STORED DATA:
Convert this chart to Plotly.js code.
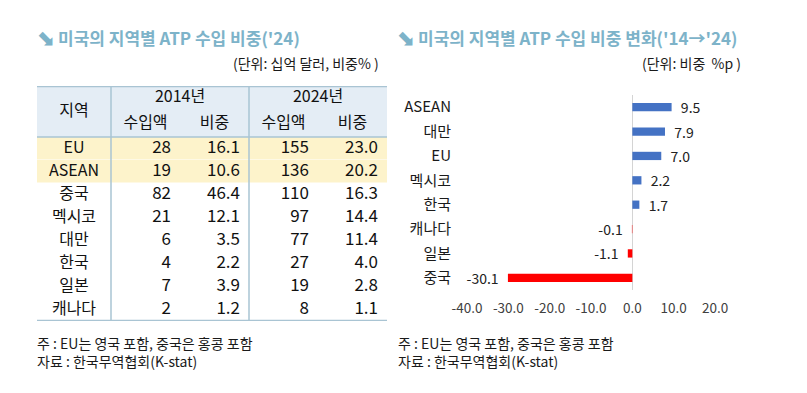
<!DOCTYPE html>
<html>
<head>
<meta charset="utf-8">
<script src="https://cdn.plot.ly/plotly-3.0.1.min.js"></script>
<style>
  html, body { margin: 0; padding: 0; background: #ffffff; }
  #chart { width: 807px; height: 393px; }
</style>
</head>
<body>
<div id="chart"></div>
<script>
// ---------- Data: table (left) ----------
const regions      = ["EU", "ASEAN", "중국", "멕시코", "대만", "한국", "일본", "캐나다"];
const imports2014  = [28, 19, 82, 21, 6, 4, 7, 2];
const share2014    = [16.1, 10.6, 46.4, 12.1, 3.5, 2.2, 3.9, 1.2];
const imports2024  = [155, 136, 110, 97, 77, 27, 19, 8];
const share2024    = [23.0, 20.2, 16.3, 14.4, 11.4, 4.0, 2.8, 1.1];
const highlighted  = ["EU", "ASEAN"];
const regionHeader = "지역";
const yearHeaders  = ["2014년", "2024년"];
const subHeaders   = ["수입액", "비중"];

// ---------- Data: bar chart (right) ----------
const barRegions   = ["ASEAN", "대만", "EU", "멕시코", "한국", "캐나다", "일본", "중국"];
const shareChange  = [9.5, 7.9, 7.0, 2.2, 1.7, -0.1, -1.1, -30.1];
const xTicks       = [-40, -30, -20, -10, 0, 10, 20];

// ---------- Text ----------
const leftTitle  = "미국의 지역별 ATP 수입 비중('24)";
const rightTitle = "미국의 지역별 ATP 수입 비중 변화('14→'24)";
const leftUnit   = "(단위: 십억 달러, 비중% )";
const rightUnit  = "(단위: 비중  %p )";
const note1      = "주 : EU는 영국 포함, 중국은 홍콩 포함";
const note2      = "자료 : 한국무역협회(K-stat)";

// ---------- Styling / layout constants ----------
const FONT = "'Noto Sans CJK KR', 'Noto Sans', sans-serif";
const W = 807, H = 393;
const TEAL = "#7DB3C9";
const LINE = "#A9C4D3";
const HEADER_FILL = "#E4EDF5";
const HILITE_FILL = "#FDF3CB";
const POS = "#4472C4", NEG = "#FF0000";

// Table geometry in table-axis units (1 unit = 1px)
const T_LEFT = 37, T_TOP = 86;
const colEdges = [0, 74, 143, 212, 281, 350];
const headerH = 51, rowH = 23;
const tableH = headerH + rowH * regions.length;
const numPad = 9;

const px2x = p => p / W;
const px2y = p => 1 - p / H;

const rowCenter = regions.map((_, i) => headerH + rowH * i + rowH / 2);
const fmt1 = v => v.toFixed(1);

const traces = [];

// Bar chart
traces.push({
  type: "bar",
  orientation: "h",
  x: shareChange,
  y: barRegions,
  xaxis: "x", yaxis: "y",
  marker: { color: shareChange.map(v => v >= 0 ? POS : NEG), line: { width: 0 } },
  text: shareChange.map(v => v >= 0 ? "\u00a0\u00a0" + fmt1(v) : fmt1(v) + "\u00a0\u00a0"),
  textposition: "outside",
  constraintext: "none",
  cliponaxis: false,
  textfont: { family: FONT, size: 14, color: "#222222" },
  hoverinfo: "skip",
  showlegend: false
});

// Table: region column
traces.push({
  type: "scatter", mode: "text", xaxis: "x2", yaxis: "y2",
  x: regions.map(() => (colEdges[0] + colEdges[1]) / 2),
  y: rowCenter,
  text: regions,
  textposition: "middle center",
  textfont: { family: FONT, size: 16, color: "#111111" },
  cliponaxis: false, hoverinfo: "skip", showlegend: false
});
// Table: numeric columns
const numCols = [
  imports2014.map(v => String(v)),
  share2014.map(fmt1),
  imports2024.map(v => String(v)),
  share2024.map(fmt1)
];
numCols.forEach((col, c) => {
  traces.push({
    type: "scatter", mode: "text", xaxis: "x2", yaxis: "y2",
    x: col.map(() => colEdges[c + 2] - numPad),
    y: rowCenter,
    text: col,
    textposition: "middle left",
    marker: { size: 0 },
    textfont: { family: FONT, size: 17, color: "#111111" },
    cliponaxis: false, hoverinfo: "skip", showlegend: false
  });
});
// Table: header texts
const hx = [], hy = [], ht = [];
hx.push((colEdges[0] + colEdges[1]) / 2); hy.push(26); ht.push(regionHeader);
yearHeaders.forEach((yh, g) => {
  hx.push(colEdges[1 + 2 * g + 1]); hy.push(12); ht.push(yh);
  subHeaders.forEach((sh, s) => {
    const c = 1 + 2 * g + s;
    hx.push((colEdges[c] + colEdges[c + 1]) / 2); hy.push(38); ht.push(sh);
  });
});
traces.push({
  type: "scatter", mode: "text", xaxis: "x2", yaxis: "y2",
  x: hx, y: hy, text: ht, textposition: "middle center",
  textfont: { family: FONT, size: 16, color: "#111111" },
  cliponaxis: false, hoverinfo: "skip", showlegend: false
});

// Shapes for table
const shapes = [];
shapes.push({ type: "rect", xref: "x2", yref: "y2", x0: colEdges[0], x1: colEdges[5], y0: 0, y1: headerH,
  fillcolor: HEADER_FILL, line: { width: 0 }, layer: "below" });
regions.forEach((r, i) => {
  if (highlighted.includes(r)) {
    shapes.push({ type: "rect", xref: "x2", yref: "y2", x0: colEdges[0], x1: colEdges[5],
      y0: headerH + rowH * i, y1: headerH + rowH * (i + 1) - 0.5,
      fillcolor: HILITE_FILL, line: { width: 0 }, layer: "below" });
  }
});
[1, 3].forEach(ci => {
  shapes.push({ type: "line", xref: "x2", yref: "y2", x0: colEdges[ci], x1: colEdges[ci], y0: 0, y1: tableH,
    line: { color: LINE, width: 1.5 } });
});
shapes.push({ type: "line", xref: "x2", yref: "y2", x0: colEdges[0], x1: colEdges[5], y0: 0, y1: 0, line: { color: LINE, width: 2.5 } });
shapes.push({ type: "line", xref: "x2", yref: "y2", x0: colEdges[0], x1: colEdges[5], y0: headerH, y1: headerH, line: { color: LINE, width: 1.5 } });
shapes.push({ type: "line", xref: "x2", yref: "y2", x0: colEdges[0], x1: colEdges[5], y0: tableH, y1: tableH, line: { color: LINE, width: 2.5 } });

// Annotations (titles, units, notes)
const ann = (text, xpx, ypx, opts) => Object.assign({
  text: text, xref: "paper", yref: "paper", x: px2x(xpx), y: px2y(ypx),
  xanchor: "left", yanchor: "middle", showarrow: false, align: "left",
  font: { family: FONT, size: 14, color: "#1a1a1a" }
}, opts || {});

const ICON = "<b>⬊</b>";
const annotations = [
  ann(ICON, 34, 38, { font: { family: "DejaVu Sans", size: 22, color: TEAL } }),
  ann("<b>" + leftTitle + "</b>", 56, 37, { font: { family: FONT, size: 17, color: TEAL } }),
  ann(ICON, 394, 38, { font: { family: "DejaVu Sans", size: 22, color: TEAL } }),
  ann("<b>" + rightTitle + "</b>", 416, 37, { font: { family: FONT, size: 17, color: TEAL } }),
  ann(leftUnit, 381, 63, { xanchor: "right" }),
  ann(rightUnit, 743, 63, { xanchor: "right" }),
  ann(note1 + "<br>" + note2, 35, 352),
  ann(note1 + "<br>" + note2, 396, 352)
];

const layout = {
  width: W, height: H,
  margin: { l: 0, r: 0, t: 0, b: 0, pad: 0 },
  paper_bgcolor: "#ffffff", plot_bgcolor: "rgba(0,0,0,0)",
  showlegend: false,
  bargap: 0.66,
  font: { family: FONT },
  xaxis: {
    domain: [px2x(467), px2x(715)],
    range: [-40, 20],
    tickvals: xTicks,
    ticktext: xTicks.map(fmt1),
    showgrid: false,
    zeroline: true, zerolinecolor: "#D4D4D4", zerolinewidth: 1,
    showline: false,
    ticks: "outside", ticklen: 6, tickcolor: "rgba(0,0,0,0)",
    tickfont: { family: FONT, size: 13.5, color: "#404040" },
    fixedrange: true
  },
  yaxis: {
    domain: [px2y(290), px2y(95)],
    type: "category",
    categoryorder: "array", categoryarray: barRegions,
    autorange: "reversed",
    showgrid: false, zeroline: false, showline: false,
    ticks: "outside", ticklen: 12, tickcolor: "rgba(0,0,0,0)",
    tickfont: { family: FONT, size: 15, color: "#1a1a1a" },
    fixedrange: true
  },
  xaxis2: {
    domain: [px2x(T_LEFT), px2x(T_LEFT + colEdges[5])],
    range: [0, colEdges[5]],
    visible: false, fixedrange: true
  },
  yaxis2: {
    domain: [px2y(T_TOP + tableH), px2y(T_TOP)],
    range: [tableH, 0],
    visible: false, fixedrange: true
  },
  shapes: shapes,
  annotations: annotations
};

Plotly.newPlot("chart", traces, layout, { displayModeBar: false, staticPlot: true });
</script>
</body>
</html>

EXERCISE PROMPT:
Skip the pictures, please, and transcribe only the lines from the beginning of the material through the one that contains "const numPad = 9;".

SOLUTION TO THIS EXERCISE:
Convert this chart to Plotly.js code.
<!DOCTYPE html>
<html>
<head>
<meta charset="utf-8">
<script src="https://cdn.plot.ly/plotly-3.0.1.min.js"></script>
<style>
  html, body { margin: 0; padding: 0; background: #ffffff; }
  #chart { width: 807px; height: 393px; }
</style>
</head>
<body>
<div id="chart"></div>
<script>
// ---------- Data: table (left) ----------
const regions      = ["EU", "ASEAN", "중국", "멕시코", "대만", "한국", "일본", "캐나다"];
const imports2014  = [28, 19, 82, 21, 6, 4, 7, 2];
const share2014    = [16.1, 10.6, 46.4, 12.1, 3.5, 2.2, 3.9, 1.2];
const imports2024  = [155, 136, 110, 97, 77, 27, 19, 8];
const share2024    = [23.0, 20.2, 16.3, 14.4, 11.4, 4.0, 2.8, 1.1];
const highlighted  = ["EU", "ASEAN"];
const regionHeader = "지역";
const yearHeaders  = ["2014년", "2024년"];
const subHeaders   = ["수입액", "비중"];

// ---------- Data: bar chart (right) ----------
const barRegions   = ["ASEAN", "대만", "EU", "멕시코", "한국", "캐나다", "일본", "중국"];
const shareChange  = [9.5, 7.9, 7.0, 2.2, 1.7, -0.1, -1.1, -30.1];
const xTicks       = [-40, -30, -20, -10, 0, 10, 20];

// ---------- Text ----------
const leftTitle  = "미국의 지역별 ATP 수입 비중('24)";
const rightTitle = "미국의 지역별 ATP 수입 비중 변화('14→'24)";
const leftUnit   = "(단위: 십억 달러, 비중% )";
const rightUnit  = "(단위: 비중  %p )";
const note1      = "주 : EU는 영국 포함, 중국은 홍콩 포함";
const note2      = "자료 : 한국무역협회(K-stat)";

// ---------- Styling / layout constants ----------
const FONT = "'Noto Sans CJK KR', 'Noto Sans', sans-serif";
const W = 807, H = 393;
const TEAL = "#7DB3C9";
const LINE = "#A9C4D3";
const HEADER_FILL = "#E4EDF5";
const HILITE_FILL = "#FDF3CB";
const POS = "#4472C4", NEG = "#FF0000";

// Table geometry in table-axis units (1 unit = 1px)
const T_LEFT = 37, T_TOP = 86;
const colEdges = [0, 74, 143, 212, 281, 350];
const headerH = 51, rowH = 23;
const tableH = headerH + rowH * regions.length;
const numPad = 9;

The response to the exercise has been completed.